+++ GIVEN INFORMATION +++

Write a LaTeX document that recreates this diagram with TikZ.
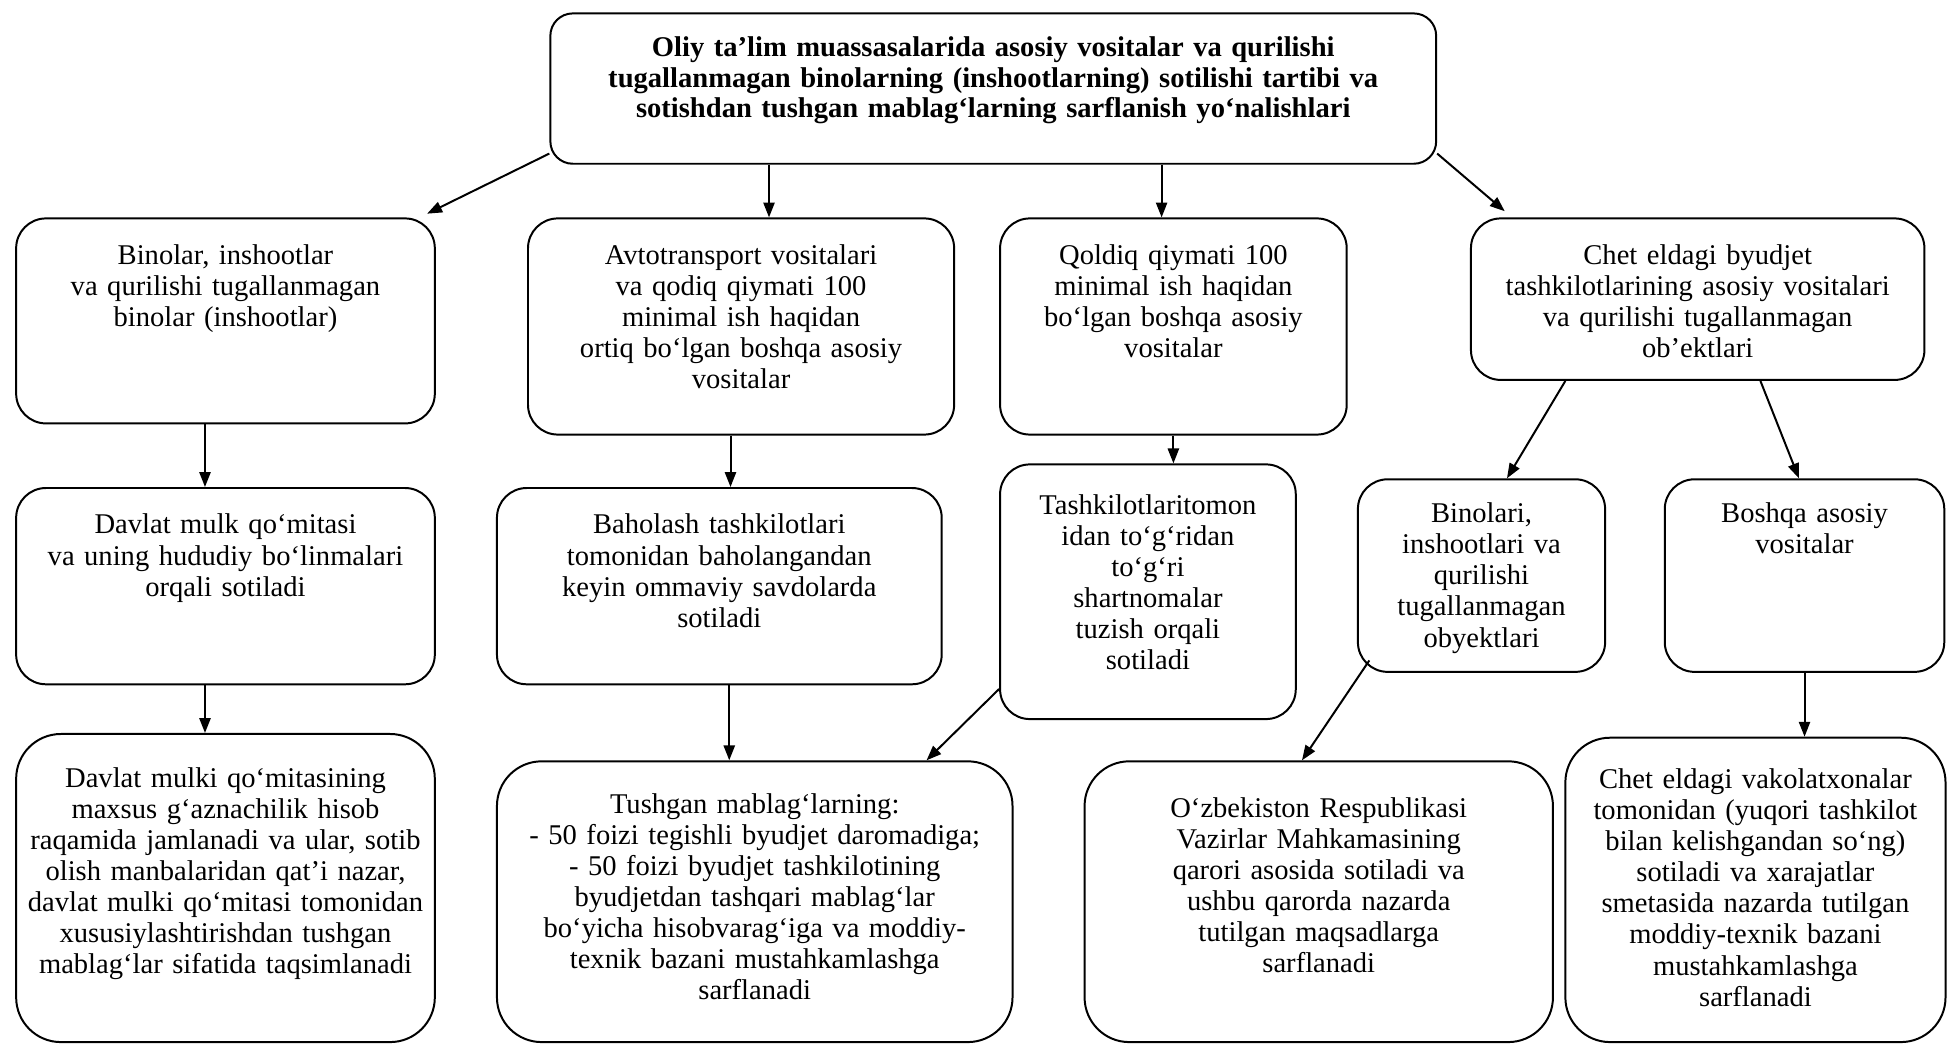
\documentclass[tikz,border=0pt]{standalone}
\usepackage{fontspec}
\setmainfont{Liberation Serif}
\usepackage{tikz}
\usetikzlibrary{arrows.meta}
\tikzstyle{block}=[draw, rounded corners=12pt, line width=0.8pt, anchor=north, align=center, inner xsep=2pt, inner ysep=9.5pt, text height=9pt, font=\fontsize{11.5}{12.5}\selectfont]
\tikzstyle{head}=[block, rounded corners=9pt, text height=8pt, font=\fontsize{11.5}{12.25}\selectfont\bfseries]
\tikzstyle{result}=[block, rounded corners=18pt, text height=12pt]
\tikzstyle{link}=[-{Triangle[length=6pt, width=4.5pt]}, line width=0.8pt]

\begin{document}
\begin{tikzpicture}[x=0.5pt, y=-0.5pt]
    \useasboundingbox (0,0) rectangle (1568,841);

    \node[head, text width=352.5pt, text depth=33.5pt] (top) at (799.5,10) {Oliy ta’lim muassasalarida asosiy vositalar va qurilishi\\tugallanmagan binolarning (inshootlarning) sotilishi tartibi va\\sotishdan tushgan mablag‘larning sarflanish yo‘nalishlari};

    % kinds of property
    \node[block, text width=164.5pt, text depth=54.5pt] (bino)   at (181.5,175)  {Binolar, inshootlar\\va qurilishi tugallanmagan\\binolar (inshootlar)};
    \node[block, text width=167.5pt, text depth=59pt]   (avto)   at (596.5,175)  {Avtotransport vositalari\\va qodiq qiymati 100\\minimal ish haqidan\\ortiq bo‘lgan boshqa asosiy\\vositalar};
    \node[block, text width=135.5pt, text depth=59pt]   (qoldiq) at (944.5,175)  {Qoldiq qiymati 100\\minimal ish haqidan\\bo‘lgan boshqa asosiy\\vositalar};
    \node[block, text width=178.5pt, text depth=37pt]   (chet)   at (1366.5,175) {Chet eldagi byudjet\\tashkilotlarining asosiy vositalari\\va qurilishi tugallanmagan\\ob’ektlari};

    % how it is sold
    \node[block, text width=164.5pt, text depth=51pt]   (davlat) at (181.5,392)  {Davlat mulk qo‘mitasi\\va uning hududiy bo‘linmalari\\orqali sotiladi};
    \node[block, text width=175pt,   text depth=51pt]   (baho)   at (579,392)    {Baholash tashkilotlari\\tomonidan baholangandan\\keyin ommaviy savdolarda\\sotiladi};
    \node[block, text width=115pt,   text depth=73pt, text height=10.5pt] (togri)  at (924,373) {Tashkilotlaritomon\\idan to‘g‘ridan\\to‘g‘ri\\shartnomalar\\tuzish orqali\\sotiladi};
    \node[block, text width=95.5pt,  text depth=50.5pt, text height=8pt] (obyekt) at (1192.5,385) {Binolari,\\inshootlari va\\qurilishi\\tugallanmagan\\obyektlari};
    \node[block, text width=108.5pt, text depth=50.5pt, text height=8pt] (boshqa) at (1452.5,385) {Boshqa asosiy\\vositalar};

    % where the money goes
    \node[result, text width=164.5pt, text depth=93pt]   (hisob)   at (181.5,590)  {Davlat mulki qo‘mitasining\\maxsus g‘aznachilik hisob\\raqamida jamlanadi va ular, sotib\\olish manbalaridan qat’i nazar,\\davlat mulki qo‘mitasi tomonidan\\xususiylashtirishdan tushgan\\mablag‘lar sifatida taqsimlanadi};
    \node[result, text width=203.5pt, text depth=82.5pt, text height=11.5pt] (foiz) at (607.5,612) {Tushgan mablag‘larning:\\- 50 foizi tegishli byudjet daromadiga;\\- 50 foizi byudjet tashkilotining\\byudjetdan tashqari mablag‘lar\\bo‘yicha hisobvarag‘iga va moddiy-\\texnik bazani mustahkamlashga\\sarflanadi};
    \node[result, text width=184.5pt, text depth=81pt, text height=13pt] (qaror) at (1061.5,612) {O‘zbekiston Respublikasi\\Vazirlar Mahkamasining\\qarori asosida sotiladi va\\ushbu qarorda nazarda\\tutilgan maqsadlarga\\sarflanadi};
    \node[result, text width=149pt,   text depth=92.5pt, text height=11pt] (vakolat) at (1413,593) {Chet eldagi vakolatxonalar\\tomonidan (yuqori tashkilot\\bilan kelishgandan so‘ng)\\sotiladi va xarajatlar\\smetasida nazarda tutilgan\\moddiy-texnik bazani\\mustahkamlashga\\sarflanadi};

    \draw[link] ([yshift=4.5pt]top.south west) -- ([xshift=-3.5pt,yshift=1.5pt]bino.north east);
    \draw[link] ([xshift=11.25pt]avto.north |- top.south) -- ([xshift=11.25pt]avto.north);
    \draw[link] ([xshift=-4.75pt]qoldiq.north |- top.south) -- ([xshift=-4.75pt]qoldiq.north);
    \draw[link] ([yshift=4.5pt]top.south east) -- ([xshift=14pt,yshift=2.5pt]chet.north west);

    \draw[link] ([xshift=-8.25pt]bino.south) -- ([xshift=-8.25pt]bino.south |- davlat.north);
    \draw[link] ([xshift=-4.25pt]avto.south) -- ([xshift=-4.25pt]avto.south |- baho.north);
    \draw[link] (qoldiq.south) -- (qoldiq.south |- togri.north);
    \draw[link] ([xshift=-53.25pt]chet.south) -- ([xshift=10.25pt]obyekt.north);
    \draw[link] ([xshift=25.25pt]chet.south) -- ([xshift=-2.25pt]boshqa.north);

    \draw[link] ([xshift=-8.25pt]davlat.south) -- ([xshift=-8.25pt]davlat.south |- hisob.north);
    \draw[link] ([xshift=4pt]baho.south) -- ([xshift=4pt]baho.south |- foiz.north);
    \draw[link] ([yshift=12.5pt]togri.south west) -- ([xshift=-35pt]foiz.north east);
    \draw[link] ([xshift=5pt,yshift=5pt]obyekt.south west) -- ([xshift=-6.75pt]qaror.north);
    \draw[link] (boshqa.south) -- (boshqa.south |- vakolat.north);
\end{tikzpicture}
\end{document}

+++

YOUR INSTRUCTIONS:
Without the pictures, output the full listing exactly as it stands.

COMPLETE RESPONSE:
Write a LaTeX document that recreates this diagram with TikZ.
\documentclass[tikz,border=0pt]{standalone}
\usepackage{fontspec}
\setmainfont{Liberation Serif}
\usepackage{tikz}
\usetikzlibrary{arrows.meta}
\tikzstyle{block}=[draw, rounded corners=12pt, line width=0.8pt, anchor=north, align=center, inner xsep=2pt, inner ysep=9.5pt, text height=9pt, font=\fontsize{11.5}{12.5}\selectfont]
\tikzstyle{head}=[block, rounded corners=9pt, text height=8pt, font=\fontsize{11.5}{12.25}\selectfont\bfseries]
\tikzstyle{result}=[block, rounded corners=18pt, text height=12pt]
\tikzstyle{link}=[-{Triangle[length=6pt, width=4.5pt]}, line width=0.8pt]

\begin{document}
\begin{tikzpicture}[x=0.5pt, y=-0.5pt]
    \useasboundingbox (0,0) rectangle (1568,841);

    \node[head, text width=352.5pt, text depth=33.5pt] (top) at (799.5,10) {Oliy ta’lim muassasalarida asosiy vositalar va qurilishi\\tugallanmagan binolarning (inshootlarning) sotilishi tartibi va\\sotishdan tushgan mablag‘larning sarflanish yo‘nalishlari};

    % kinds of property
    \node[block, text width=164.5pt, text depth=54.5pt] (bino)   at (181.5,175)  {Binolar, inshootlar\\va qurilishi tugallanmagan\\binolar (inshootlar)};
    \node[block, text width=167.5pt, text depth=59pt]   (avto)   at (596.5,175)  {Avtotransport vositalari\\va qodiq qiymati 100\\minimal ish haqidan\\ortiq bo‘lgan boshqa asosiy\\vositalar};
    \node[block, text width=135.5pt, text depth=59pt]   (qoldiq) at (944.5,175)  {Qoldiq qiymati 100\\minimal ish haqidan\\bo‘lgan boshqa asosiy\\vositalar};
    \node[block, text width=178.5pt, text depth=37pt]   (chet)   at (1366.5,175) {Chet eldagi byudjet\\tashkilotlarining asosiy vositalari\\va qurilishi tugallanmagan\\ob’ektlari};

    % how it is sold
    \node[block, text width=164.5pt, text depth=51pt]   (davlat) at (181.5,392)  {Davlat mulk qo‘mitasi\\va uning hududiy bo‘linmalari\\orqali sotiladi};
    \node[block, text width=175pt,   text depth=51pt]   (baho)   at (579,392)    {Baholash tashkilotlari\\tomonidan baholangandan\\keyin ommaviy savdolarda\\sotiladi};
    \node[block, text width=115pt,   text depth=73pt, text height=10.5pt] (togri)  at (924,373) {Tashkilotlaritomon\\idan to‘g‘ridan\\to‘g‘ri\\shartnomalar\\tuzish orqali\\sotiladi};
    \node[block, text width=95.5pt,  text depth=50.5pt, text height=8pt] (obyekt) at (1192.5,385) {Binolari,\\inshootlari va\\qurilishi\\tugallanmagan\\obyektlari};
    \node[block, text width=108.5pt, text depth=50.5pt, text height=8pt] (boshqa) at (1452.5,385) {Boshqa asosiy\\vositalar};

    % where the money goes
    \node[result, text width=164.5pt, text depth=93pt]   (hisob)   at (181.5,590)  {Davlat mulki qo‘mitasining\\maxsus g‘aznachilik hisob\\raqamida jamlanadi va ular, sotib\\olish manbalaridan qat’i nazar,\\davlat mulki qo‘mitasi tomonidan\\xususiylashtirishdan tushgan\\mablag‘lar sifatida taqsimlanadi};
    \node[result, text width=203.5pt, text depth=82.5pt, text height=11.5pt] (foiz) at (607.5,612) {Tushgan mablag‘larning:\\- 50 foizi tegishli byudjet daromadiga;\\- 50 foizi byudjet tashkilotining\\byudjetdan tashqari mablag‘lar\\bo‘yicha hisobvarag‘iga va moddiy-\\texnik bazani mustahkamlashga\\sarflanadi};
    \node[result, text width=184.5pt, text depth=81pt, text height=13pt] (qaror) at (1061.5,612) {O‘zbekiston Respublikasi\\Vazirlar Mahkamasining\\qarori asosida sotiladi va\\ushbu qarorda nazarda\\tutilgan maqsadlarga\\sarflanadi};
    \node[result, text width=149pt,   text depth=92.5pt, text height=11pt] (vakolat) at (1413,593) {Chet eldagi vakolatxonalar\\tomonidan (yuqori tashkilot\\bilan kelishgandan so‘ng)\\sotiladi va xarajatlar\\smetasida nazarda tutilgan\\moddiy-texnik bazani\\mustahkamlashga\\sarflanadi};

    \draw[link] ([yshift=4.5pt]top.south west) -- ([xshift=-3.5pt,yshift=1.5pt]bino.north east);
    \draw[link] ([xshift=11.25pt]avto.north |- top.south) -- ([xshift=11.25pt]avto.north);
    \draw[link] ([xshift=-4.75pt]qoldiq.north |- top.south) -- ([xshift=-4.75pt]qoldiq.north);
    \draw[link] ([yshift=4.5pt]top.south east) -- ([xshift=14pt,yshift=2.5pt]chet.north west);

    \draw[link] ([xshift=-8.25pt]bino.south) -- ([xshift=-8.25pt]bino.south |- davlat.north);
    \draw[link] ([xshift=-4.25pt]avto.south) -- ([xshift=-4.25pt]avto.south |- baho.north);
    \draw[link] (qoldiq.south) -- (qoldiq.south |- togri.north);
    \draw[link] ([xshift=-53.25pt]chet.south) -- ([xshift=10.25pt]obyekt.north);
    \draw[link] ([xshift=25.25pt]chet.south) -- ([xshift=-2.25pt]boshqa.north);

    \draw[link] ([xshift=-8.25pt]davlat.south) -- ([xshift=-8.25pt]davlat.south |- hisob.north);
    \draw[link] ([xshift=4pt]baho.south) -- ([xshift=4pt]baho.south |- foiz.north);
    \draw[link] ([yshift=12.5pt]togri.south west) -- ([xshift=-35pt]foiz.north east);
    \draw[link] ([xshift=5pt,yshift=5pt]obyekt.south west) -- ([xshift=-6.75pt]qaror.north);
    \draw[link] (boshqa.south) -- (boshqa.south |- vakolat.north);
\end{tikzpicture}
\end{document}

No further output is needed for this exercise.